Premier League teams have been getting good results against Liverpool recently then struggling afterwards. Are the Reds the most draining side to play?
There are many things we are asked to blindly accept in football. We are meant to believe that referees are without bias. They are human beings, beautiful, flawed creatures like all of us; of course they have biases.
Their decisions also even themselves out over the course of a season, apparently, just as luck does. You won’t ever convince a football supporter that this is the case. Perhaps the most erroneous cliche of all is ‘the league table never lies.’ Even if it might be an accurate representation of the results, it conceals countless mistruths.
This can be through teams collecting points their performance didn’t merit, or by taking no account of the fixture difficulty each team has faced. Brentford recently held the best home record in the Premier League, having mostly played poor teams on their own patch. The Bees then collected a single point from hosting Arsenal, Manchester City and Liverpool, only one of whom is currently a bad side.
When Team A faces Club B matters hugely too. Who has the most injuries? Was one side in European action in midweek? Is it following an international break, and if so whose players travelled furthest? Have TNT Sports selected the game for a lunchtime kick off? For much of Jürgen Klopp’s time at Liverpool, the answers to those questions were often: Liverpool, Yes (Liverpool), Yes (Liverpool) and Of Bloody Course. These factors carry rarely discussed impacts.
Another consideration which should be mentioned more is which teams a side has recently played. The Reds breezed past Ipswich at home last weekend, making it likelier they’ll be in better shape for their next fixture than if they’d been battling Arsenal at the Emirates. They’d obviously have the referee in their pocket in the latter scenario (or so I assume from social media), but it would still be a draining 90 minutes.
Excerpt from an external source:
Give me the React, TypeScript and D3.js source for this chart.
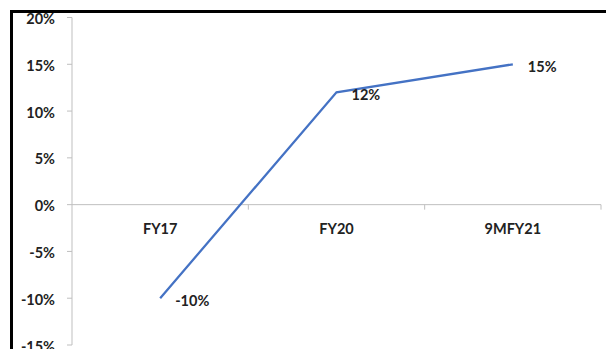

The above post was shared when Bournemouth were on their way to beating Nottingham Forest 5-0 last weekend. Does playing Arne Slot’s Liverpool drain a team? The opposition will have been killed with passes if the Reds’ head coach got his way. They will likely have faced more shots than average based on the statistics for this season too. Defending is tiring.
While we can’t account for the questions about Team A and Club B mentioned above, it’s easy enough to look at how each side fares in their league match following their game against a particular opponent. In 2022/23, teams averaged 1.76 points-per-game after facing Liverpool, the second highest mark in the division. Last season, as Klopp steered the Reds’ ship into calmer waters, that figure dropped to 1.14, the joint-third lowest.
This makes sense for Liverpool’s improvement from fielding an ageing, legless midfield in 2022/23 to a younger one the following year, yet the nearby presence of Everton, Sheffield United and Burnley in the table immediately brings the data into question. It can’t have been harder to play a match after facing those teams, can it? Similarly, teams averaged the joint-second most points after playing four-time champions City.
The raw figures above take no account of expectation. For instance, Brighton lost a match after playing the Reds last season, but the game in question was away to the Cityzens. They’d have probably been beaten no matter which club they had faced the week before. To try to assess the data more fairly, we must account for whether a loss or draw was an upset.